### Set problem
Locate each line with the string "this" in the listing below and copy it.

### Material
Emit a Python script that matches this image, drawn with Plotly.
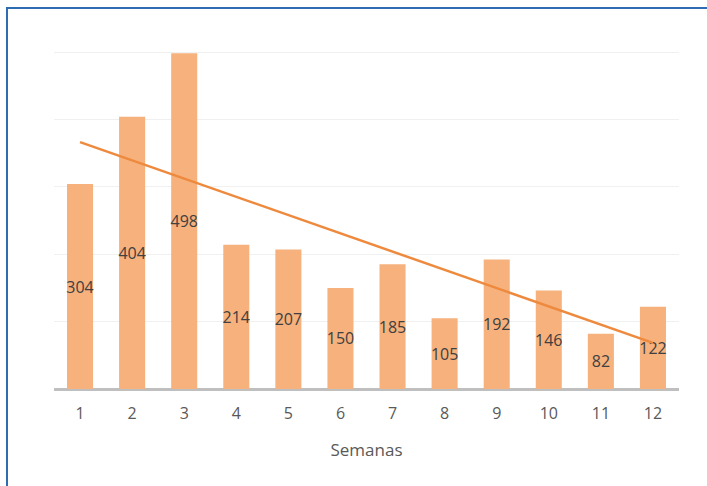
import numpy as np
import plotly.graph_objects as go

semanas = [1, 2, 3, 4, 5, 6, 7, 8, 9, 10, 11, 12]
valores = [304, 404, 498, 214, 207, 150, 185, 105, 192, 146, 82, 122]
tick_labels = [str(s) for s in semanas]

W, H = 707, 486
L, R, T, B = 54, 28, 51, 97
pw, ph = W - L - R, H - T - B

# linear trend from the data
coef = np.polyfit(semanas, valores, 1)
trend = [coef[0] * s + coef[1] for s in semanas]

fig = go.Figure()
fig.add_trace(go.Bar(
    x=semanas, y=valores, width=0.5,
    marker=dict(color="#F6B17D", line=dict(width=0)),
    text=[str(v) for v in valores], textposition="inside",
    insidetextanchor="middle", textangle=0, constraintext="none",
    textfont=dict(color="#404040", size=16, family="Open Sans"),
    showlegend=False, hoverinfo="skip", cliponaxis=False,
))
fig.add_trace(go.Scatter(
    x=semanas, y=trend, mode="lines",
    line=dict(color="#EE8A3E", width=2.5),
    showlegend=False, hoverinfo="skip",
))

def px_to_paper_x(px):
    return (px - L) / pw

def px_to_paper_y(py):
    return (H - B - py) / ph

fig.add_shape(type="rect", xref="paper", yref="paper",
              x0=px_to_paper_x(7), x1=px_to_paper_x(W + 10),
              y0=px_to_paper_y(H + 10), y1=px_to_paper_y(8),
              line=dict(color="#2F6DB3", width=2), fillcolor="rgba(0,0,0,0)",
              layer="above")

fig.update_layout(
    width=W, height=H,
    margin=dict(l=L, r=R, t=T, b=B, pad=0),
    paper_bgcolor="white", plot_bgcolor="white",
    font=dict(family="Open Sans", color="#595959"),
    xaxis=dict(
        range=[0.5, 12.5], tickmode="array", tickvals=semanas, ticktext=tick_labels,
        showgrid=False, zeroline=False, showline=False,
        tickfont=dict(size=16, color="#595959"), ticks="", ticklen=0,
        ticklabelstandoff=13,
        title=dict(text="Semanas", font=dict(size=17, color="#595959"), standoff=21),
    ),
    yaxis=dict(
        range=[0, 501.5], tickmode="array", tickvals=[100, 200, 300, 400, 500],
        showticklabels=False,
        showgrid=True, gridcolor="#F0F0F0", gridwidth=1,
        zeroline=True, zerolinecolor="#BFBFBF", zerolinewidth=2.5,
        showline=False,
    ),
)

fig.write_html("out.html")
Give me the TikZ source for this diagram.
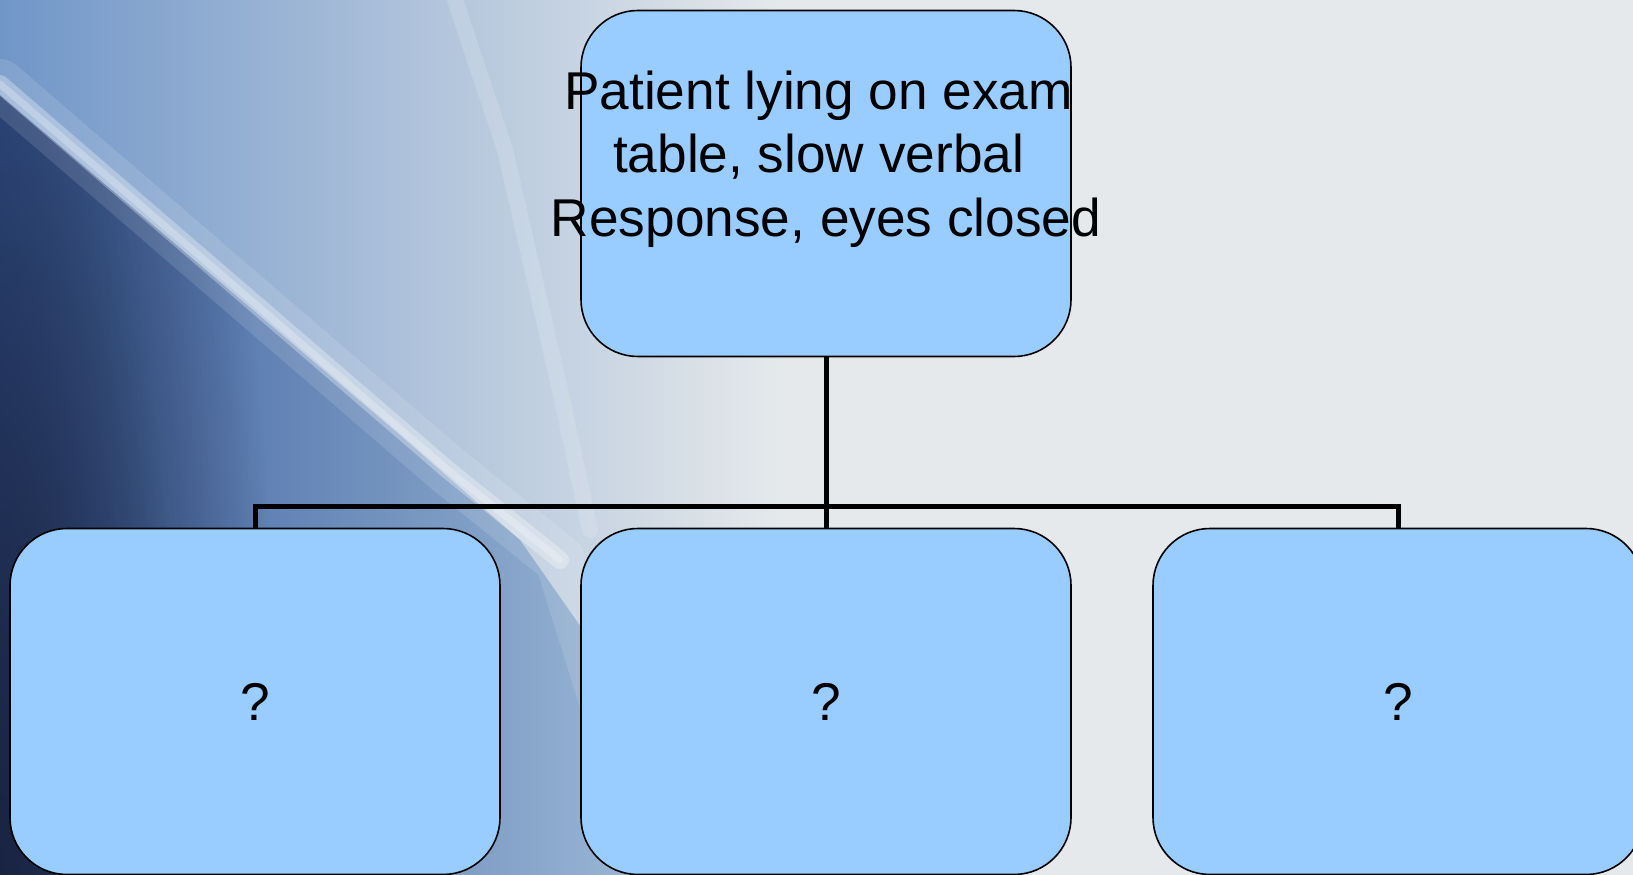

### Written response
Emit a Python script that matches this image, drawn with Plotly.
Give me the TikZ source for this diagram.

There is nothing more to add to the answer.